Of course then I had to look at this whole thing in terms of alcohol and my relationship with booze.  Whoa!! Talk about unmet expectations!  Not that I ever particularly or consiously thought about what I actually expected from booze or that bottle of wine other than to relieve the stress or take the edge off or enhance the situation (I’m feeling great!  Better have a martini to celebrate!) or whatever… Not much consciousness going on about what kind of expectations I had in that area of my life.  Except when things got to the point that I knew booze wasn’t fulfilling anything in my life except for creating a huge bottomless pit of guilt and self hatred.  Yes, at that point, I knew to what to expect after drinking a bottle of wine or a couple of cocktails.
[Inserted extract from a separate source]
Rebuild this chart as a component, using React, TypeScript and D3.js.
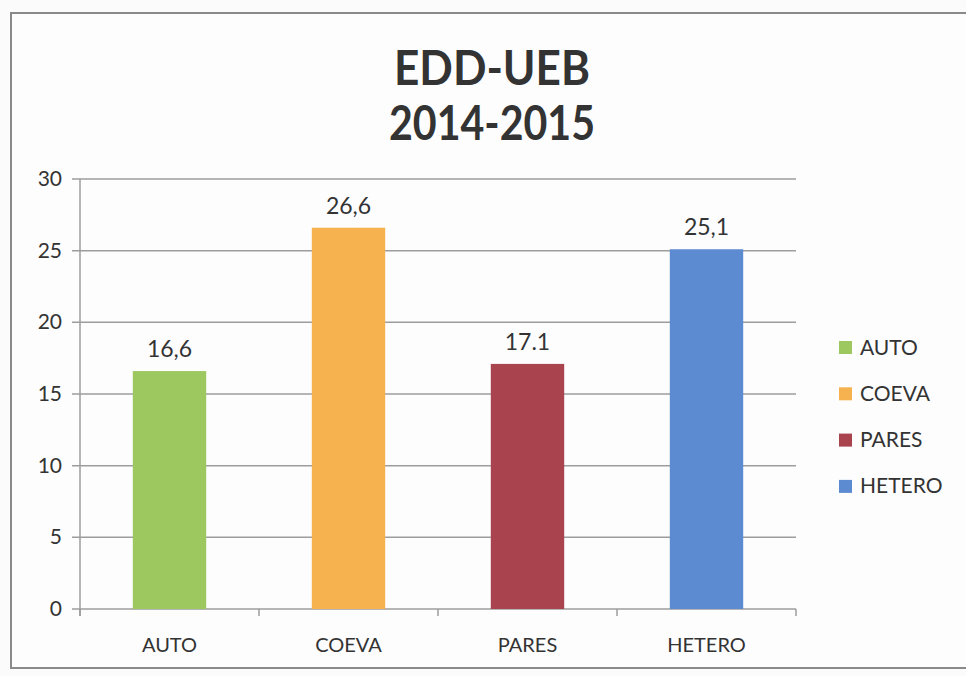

Did I say a couple of cocktails?  As if it would only be a couple! Even so,  knowing what to expect, I  kept on doing it-for years. Torturuing myself on a daily/nightly basis.  Until I stopped. Now, knowing what to expect is what keeps me from drinking.  When I do have a thought or a passing urge-which is seldom- I can take myself through the whole process-realistic visualizing-and know that I no longer want to get caught up in the whole downward spiral that I was once in.

My objective now, in terms of unmet expectations, is to try to be conscious and aware when something comes up.  To ask myself if I am in fact, being let down by another person-or if I’m being unrealistic in my expectations ofsomeone else.  Am I expecting something from someone who isn’t even aware that they are supposed to be in sync with me?  Expecting someone to be a mind reader in a sense as well as having the same expectations and desires as I have.

What are your unmet expectations?  Are they valid or unrealistic?